The consideration of an advice component is likely to reshape roles and relationships in the DC services landscape, accelerating a trend that is already underway. Brightwork Partners, the research-based consultancy focusing on retirement issues, estimates that 61,000 401(k) plans, representing $206 billion in assets, have changed providers. When it became clear that DC plans were not serving employees as well as they might, employers’ first instinct was typically to review their plans with an eye toward changing some aspect, and often that aspect was the provider.

Given their fiduciary responsibilities, employers are not inclined to decide unilaterally when it comes to their DC plan. Most depend on intermediaries to help them find the right provider and implement a plan that works for them and their workers. In fact, the Retirement Services Roundtable forecast that in 2006, based on data from the first part of the year, 97 percent of DC plan sales would depend on an intermediary.

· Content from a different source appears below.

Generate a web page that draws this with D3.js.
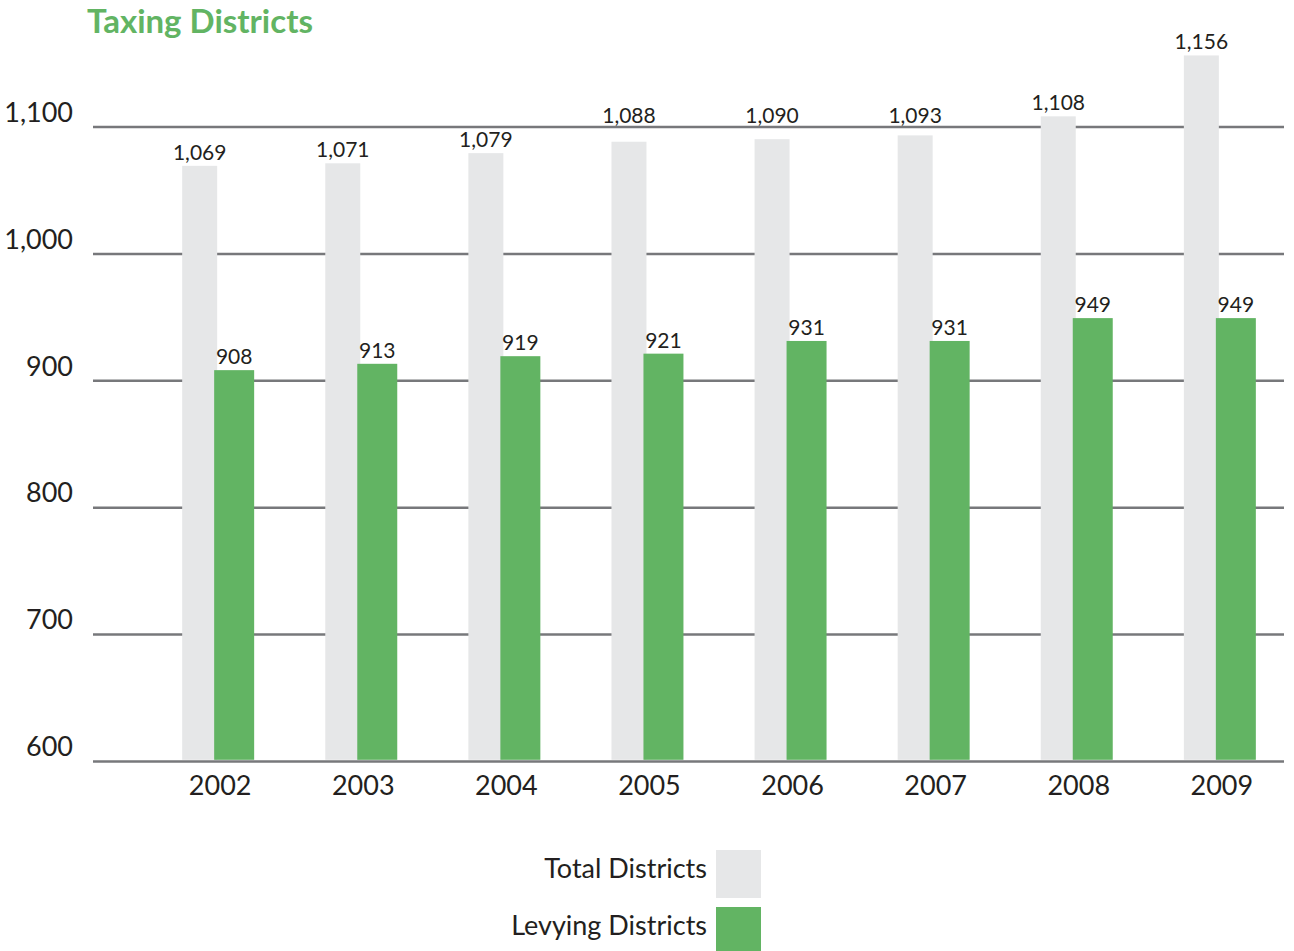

The advisor-intermediary’s role in the DC market now parallels the traditionally essential role of the consultant in the Defined Benefit (DB) market. DC plan providers, meanwhile, are eager to work with those intermediaries that bring access to the plan sponsors. Successful intermediaries are now in demand from both sides of the market.

As the role of intermediary broadens to include advice to plan participants as well as to the employer, the advisor segment is gaining a more prominent profile in the DC plan market. Fee-based advisors who have made retirement their business and immersed themselves in the legal and public policy issues are especially well positioned. Based on our experience working with advisors, Putnam estimates that about 350 advisor groups already occupy this niche.

Our Retirement Services Group at Putnam has seen these advisors moving quickly into the larger end of the market. We define small plans as those with $20 million or less in assets, the large end as plans with $500 million or more, and the middle market as everything in between. Where an $8 million plan was a big account for advisors two years ago, today they are now commonly selling to plans in the $60-$100 million asset range. We are also starting to see advisors compete at the large end on an equal footing with traditional defined benefit (DB) consultants who are increasingly moving into the DC space for greater growth potential.

The quality of the advice advisors deliver to plan sponsors and participants will remain their primary differentiator, and smart advisors will do all they can to preserve and enhance this core competency. To keep the business and succeed over the long term, they will need to choose their investment and infrastructure partners carefully. Most employers today demand open architecture, and they are not likely to tolerate any financial incentives for selling one company’s funds over another’s. They also want bullet-proof administration and reporting along with state-of-the-art on-line tools, targeted employee communications and advice models that work together to increase participation and investment success.

Because advice delivery is time-consuming, advisors need to align themselves with providers that are equipped to do the heavy lifting for larger plans in terms of enrollment materials and workshops, investment platform design maintenance (including hiring and firing of managers), tax filings and administration. This operational infrastructure must be scalable to support growth. A more comprehensive solution may prove to work more profitably and effectively to enhance the advisor’s lead role in attracting, maintaining and growing the client relationship through value-added service.

David Tyrie is the director of retirement services at Boston-based Putnam Investments, one of the country’s oldest and largest money management firms.